## Task requirements
Extract the lines up to and including the one that contains "const font = 'Liberation", starting with the first line of the entries below, and omit the pictures.

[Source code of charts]

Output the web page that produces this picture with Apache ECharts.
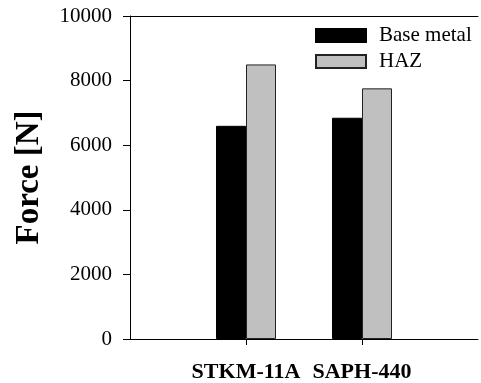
<!DOCTYPE html>
<html>
<head>
<meta charset="utf-8">
<script src="https://cdn.jsdelivr.net/npm/echarts@6/dist/echarts.min.js"></script>
<style>
html, body { margin: 0; padding: 0; background: #fff; }
#chart { width: 481px; height: 383px; }
</style>
</head>
<body>
<div id="chart"></div>
<script>
const categories = ['STKM-11A', 'SAPH-440']
const baseMetal = [6600, 6850]
const haz = [8500, 7760]
const yTicks = [0, 2000, 4000, 6000, 8000, 10000]

// pad with empty slots so the groups sit at 1 and 2 on a 0..3 axis
const axisData = [''].concat(categories, [''])
const pad = arr => [null].concat(arr, [null])

const font = 'Liberation Serif, Times New Roman, serif'

const chart = echarts.init(document.getElementById('chart'))
chart.setOption({
  animation: false,
  grid: {
    left: 130,
    width: 354,
    top: 16,
    bottom: 42
  },
  legend: {
    orient: 'vertical',
    left: 310,
    top: 20,
    icon: 'rect',
    itemWidth: 50,
    itemHeight: 13,
    itemGap: 5,
    textStyle: {
      fontFamily: font,
      fontSize: 21,
      color: '#000',
      lineHeight: 20,
      padding: [0, 0, 0, 8]
    },
    data: ['Base metal', 'HAZ']
  },
  xAxis: [
    {
      type: 'category',
      data: axisData,
      boundaryGap: false,
      axisLine: { lineStyle: { color: '#000', width: 1 } },
      axisTick: {
        length: 6,
        interval: (idx, val) => val !== '',
        lineStyle: { color: '#000' }
      },
      axisLabel: {
        interval: 0,
        margin: 22,
        fontFamily: font,
        fontSize: 22,
        fontWeight: 'bold',
        color: '#000'
      },
      splitLine: { show: false }
    },
    {
      // top frame line
      type: 'category',
      position: 'top',
      data: axisData,
      boundaryGap: false,
      axisLine: { lineStyle: { color: '#000', width: 1 } },
      axisTick: { show: false },
      axisLabel: { show: false }
    }
  ],
  yAxis: {
    type: 'value',
    min: yTicks[0],
    max: yTicks[yTicks.length - 1],
    interval: 2000,
    name: 'Force [N]',
    nameLocation: 'middle',
    nameGap: 84,
    nameTextStyle: {
      fontFamily: font,
      fontSize: 33,
      fontWeight: 'bold',
      color: '#000'
    },
    axisLine: { show: true, lineStyle: { color: '#000', width: 1 } },
    axisTick: { show: true, length: 7, lineStyle: { color: '#000' } },
    axisLabel: {
      margin: 18,
      fontFamily: font,
      fontSize: 21,
      color: '#000',
      formatter: v => String(v)
    },
    splitLine: { show: false }
  },
  series: [
    {
      name: 'Base metal',
      type: 'bar',
      data: pad(baseMetal),
      barWidth: 30,
      barGap: '0%',
      itemStyle: { color: '#000', borderColor: '#000', borderWidth: 1 }
    },
    {
      name: 'HAZ',
      type: 'bar',
      data: pad(haz),
      barWidth: 30,
      barGap: '0%',
      itemStyle: { color: '#c0c0c0', borderColor: '#222', borderWidth: 1 }
    }
  ]
})
</script>
</body>
</html>
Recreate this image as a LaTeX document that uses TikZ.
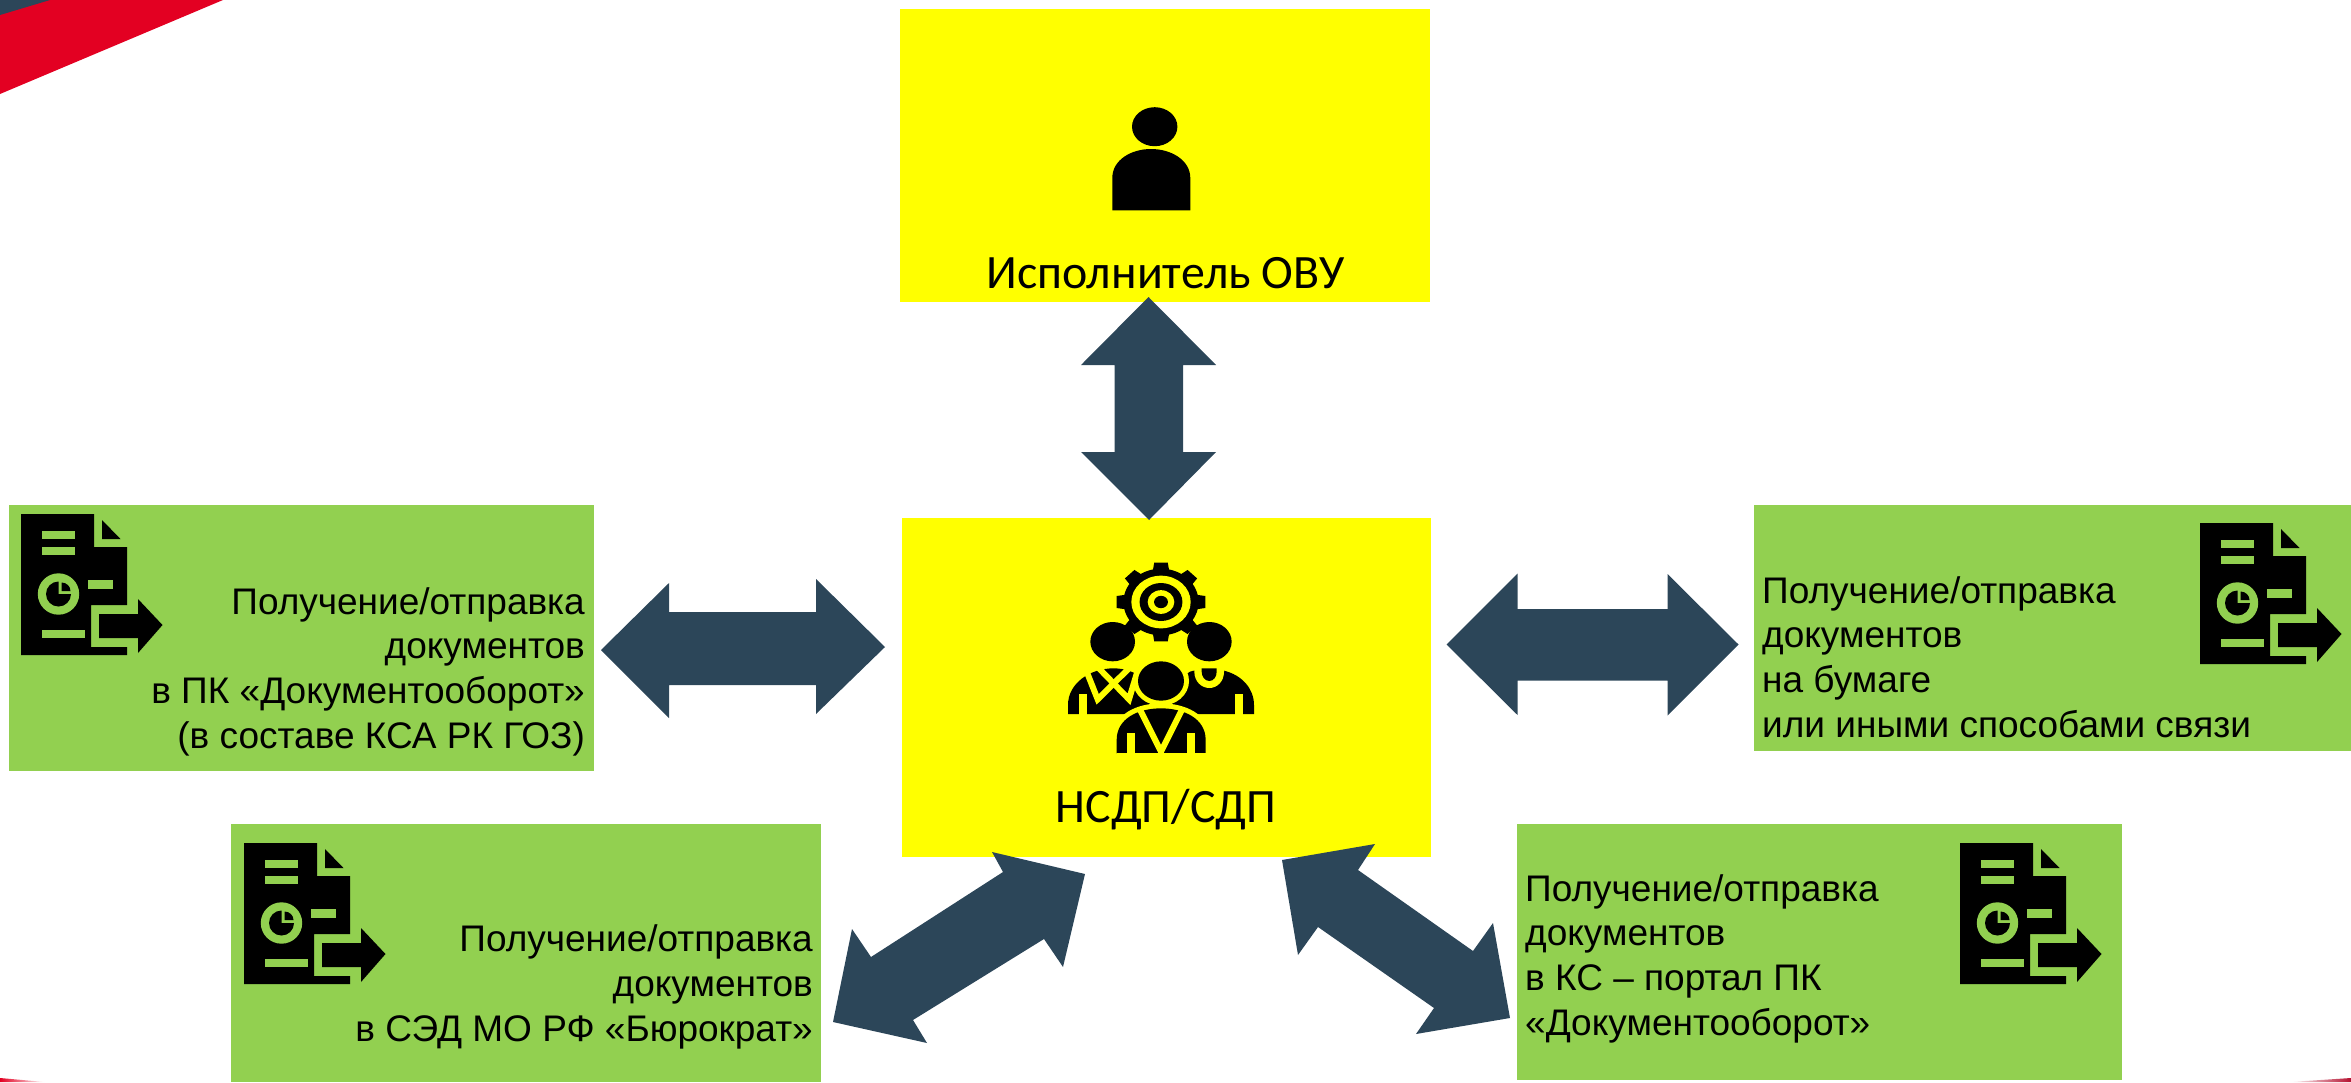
\documentclass[tikz,border=0pt]{standalone}
\usepackage{fontspec}
\setmainfont{Liberation Sans}
\newfontfamily\calibrifont{Carlito}
\definecolor{cYel}{HTML}{FFFF00}
\definecolor{cGrn}{HTML}{92D050}
\definecolor{cArr}{HTML}{2C4659}
\definecolor{cRed}{HTML}{E30022}
\definecolor{cRedD}{HTML}{B5102F}
\tikzset{
  yelbox/.style={fill=cYel,draw=none},
  grnbox/.style={fill=cGrn,draw=none},
  blockarrow/.style={fill=cArr,draw=none},
  grntext/.style={inner sep=0pt,font=\fontsize{37}{44.6}\selectfont,text=black},
  yeltext/.style={inner sep=0pt,font=\calibrifont\fontsize{47.9}{50}\selectfont,text=black,anchor=base},
  docicon/.pic={
    \fill[black] (0,0) -- (73,0) -- (73,33) -- (106,33) -- (106,91) -- (70,91) -- (70,133) -- (106,133) -- (106,141) -- (0,141) -- cycle;
    \fill[black] (81,6) -- (99.5,25) -- (81,25) -- cycle;
    \fill[black] (78,100) -- (117,100) -- (117,85) -- (141.5,111) -- (117,139) -- (117,124) -- (78,124) -- cycle;
    \fill[cGrn] (20.5,17) rectangle (54,25);
    \fill[cGrn] (20.5,33) rectangle (54,41);
    \fill[cGrn] (67,66) rectangle (92,75);
    \fill[cGrn] (20.5,116) rectangle (64,124);
    \fill[cGrn] (37.5,80) circle [radius=20.7];
    \fill[black] (37.5,80) -- (37.5,67.5) arc [start angle=90,end angle=360,x radius=12.5,y radius=-12.5] -- cycle;
    \fill[black] (40.5,77) -- (40.5,68.5) arc [start angle=90,end angle=0,x radius=9,y radius=-8.5] -- cycle;
  }
}
\begin{document}
\begin{tikzpicture}[x=1pt,y=-1pt]
\useasboundingbox (0,0) rectangle (2351,1082);
% page corners
\fill[cRed] (0,0) -- (223,0) -- (0,94) -- cycle;
\fill[cArr] (0,0) -- (50,0) -- (0,15) -- cycle;
\shade[left color=cRed,right color=white] (0,1078) -- (45,1082) -- (0,1082) -- cycle;
\shade[left color=white,right color=cRedD] (2290,1082) -- (2351,1078) -- (2351,1082) -- cycle;
% boxes
\path[yelbox] (900,9) rectangle (1430,302);
\path[yelbox] (902,518) rectangle (1431,857);
\path[grnbox] (9,505) rectangle (594,771);
\path[grnbox] (1754,505) rectangle (2351,751);
\path[grnbox] (231,824) rectangle (821,1082);
\path[grnbox] (1517,824) rectangle (2122,1080);
% block arrows
\path[blockarrow] (1148.5,297) -- (1216,365) -- (1183,365) -- (1183,452) -- (1216,452) -- (1149,520) -- (1081,452) -- (1114.5,452) -- (1114.5,365) -- (1081,365) -- cycle;
\path[blockarrow] (601,650) -- (669,583) -- (669,612) -- (816,612) -- (816,579) -- (885,647) -- (816,714) -- (816,685) -- (669,685) -- (669,718) -- cycle;
\path[blockarrow] (1446.5,644.5) -- (1517.5,573.5) -- (1517.5,609) -- (1667.5,609) -- (1667.5,574) -- (1738.5,644.5) -- (1667.5,715.5) -- (1667.5,680.5) -- (1517.5,680.5) -- (1517.5,715) -- cycle;
\path[blockarrow] (992,852) -- (1085,874) -- (1063,967) -- (1044,939) -- (913,1020) -- (927,1043) -- (833,1022) -- (852,929) -- (871,957) -- (1003,872) -- cycle;
\path[blockarrow] (1375,844) -- (1358,870) -- (1473,951) -- (1493,923) -- (1510,1018) -- (1416,1034) -- (1434,1008) -- (1318,927) -- (1298,955) -- (1282,860) -- cycle;
% person icon
\fill[black] (1154.7,126.7) ellipse [x radius=22.7,y radius=19.5];
\fill[black] (1112.3,210.3) -- (1112.3,178) .. controls (1112.3,160) and (1131,149) .. (1151,149) .. controls (1171,149) and (1190.3,160) .. (1190.3,178) -- (1190.3,210.3) -- cycle;
% group icon
\begin{scope}[shift={(1000,540)},x=.33333pt,y=-.33333pt]
  % gear
  \begin{scope}[shift={(483,186)},xscale=1.127]
    \foreach \a in {0,45,...,315} {
      \fill[black,rotate=\a] (-18,-118) -- (18,-118) -- (24,-80) -- (-24,-80) -- cycle;
    }
    \fill[black] (0,0) circle [radius=100];
    \fill[cYel] (0,0) circle [radius=79];
    \fill[black] (0,0) circle [radius=57];
    \fill[cYel] (0,0) circle [radius=35.5];
    \fill[black] (0,0) circle [radius=18.5];
  \end{scope}
  % back heads
  \fill[black] (338,305) ellipse [x radius=67,y radius=59];
  \fill[black] (628,305) ellipse [x radius=67,y radius=59];
  % left body
  \fill[black] (204,522) -- (204,495) .. controls (204,430) and (270,385) .. (340,385) .. controls (410,385) and (470,430) .. (476,522) -- cycle;
  \fill[cYel] (238,463) rectangle (260,525);
  \draw[cYel,line width=6pt,line join=miter] (260,395) -- (293,478) -- (392,380);
  \draw[cYel,line width=6pt,line join=miter] (292,380) -- (387,478) -- (412,395);
  % right body
  \fill[black] (490,522) -- (490,450) -- (570,395) .. controls (590,388) and (640,385) .. (672,392) .. controls (725,405) and (762,445) .. (762,495) -- (762,522) -- cycle;
  \fill[cYel] (706,463) rectangle (729,525);
  \fill[cYel] (583,385) -- (583,395) .. controls (583,425) and (605,444) .. (628,444) .. controls (651,444) and (672,425) .. (672,395) -- (672,385) -- cycle;
  \fill[black] (605,385) -- (605,395) .. controls (605,410) and (615,423) .. (628,423) .. controls (641,423) and (650,410) .. (650,395) -- (650,385) -- cycle;
  % front person
  \draw[cYel,line width=10pt] (350,640) -- (350,600) .. controls (350,535) and (415,505) .. (483,505) .. controls (551,505) and (617,535) .. (617,600) -- (617,640) -- cycle;
  \fill[black] (350,640) -- (350,600) .. controls (350,535) and (415,505) .. (483,505) .. controls (551,505) and (617,535) .. (617,600) -- (617,640) -- cycle;
  \fill[cYel] (380,580) rectangle (405,645);
  \fill[cYel] (561,580) rectangle (584,645);
  \draw[cYel,line width=6pt,line join=miter,miter limit=10] (418,505) -- (483,635) -- (548,505);
  \fill[cYel] (350,640) rectangle (617,660);
  \draw[cYel,line width=10pt] (483,423) ellipse [x radius=69,y radius=59];
  \fill[black] (483,423) ellipse [x radius=69,y radius=59];
\end{scope}
% document icons
\pic at (21,514) {docicon};
\pic at (2200,523) {docicon};
\pic at (244,843) {docicon};
\pic at (1960,843) {docicon};
% texts
\node[yeltext] (ispoln) at (1165.5,288.5) {Исполнитель ОВУ};
\node[yeltext] (nsdp) at (1166,822) {НСДП/СДП};
\node[grntext,anchor=base east,align=right] (tleft) at (585,748) {Получение/отправка\\документов\\в ПК «Документооборот»\\(в составе КСА РК ГОЗ)};
\node[grntext,anchor=base west,align=left] (tright) at (1762,737) {Получение/отправка\\документов\\на бумаге\\или иными способами связи};
\node[grntext,anchor=base east,align=right] (tbl) at (813,1041) {Получение/отправка\\документов\\в СЭД МО РФ «Бюрократ»};
\node[grntext,anchor=base west,align=left] (tbr) at (1525,1035) {Получение/отправка\\документов\\в КС – портал ПК\\«Документооборот»};
\end{tikzpicture}
\end{document}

## Response below
Output the web page that produces this picture with Apache ECharts.
<!DOCTYPE html>
<html>
<head>
<meta charset="utf-8">
<script src="https://cdn.jsdelivr.net/npm/echarts@6/dist/echarts.min.js"></script>
<style>
html, body { margin: 0; padding: 0; background: #fff; }
#chart { width: 481px; height: 383px; }
</style>
</head>
<body>
<div id="chart"></div>
<script>
const categories = ['STKM-11A', 'SAPH-440']
const baseMetal = [6600, 6850]
const haz = [8500, 7760]
const yTicks = [0, 2000, 4000, 6000, 8000, 10000]

// pad with empty slots so the groups sit at 1 and 2 on a 0..3 axis
const axisData = [''].concat(categories, [''])
const pad = arr => [null].concat(arr, [null])

const font = 'Liberation Serif, Times New Roman, serif'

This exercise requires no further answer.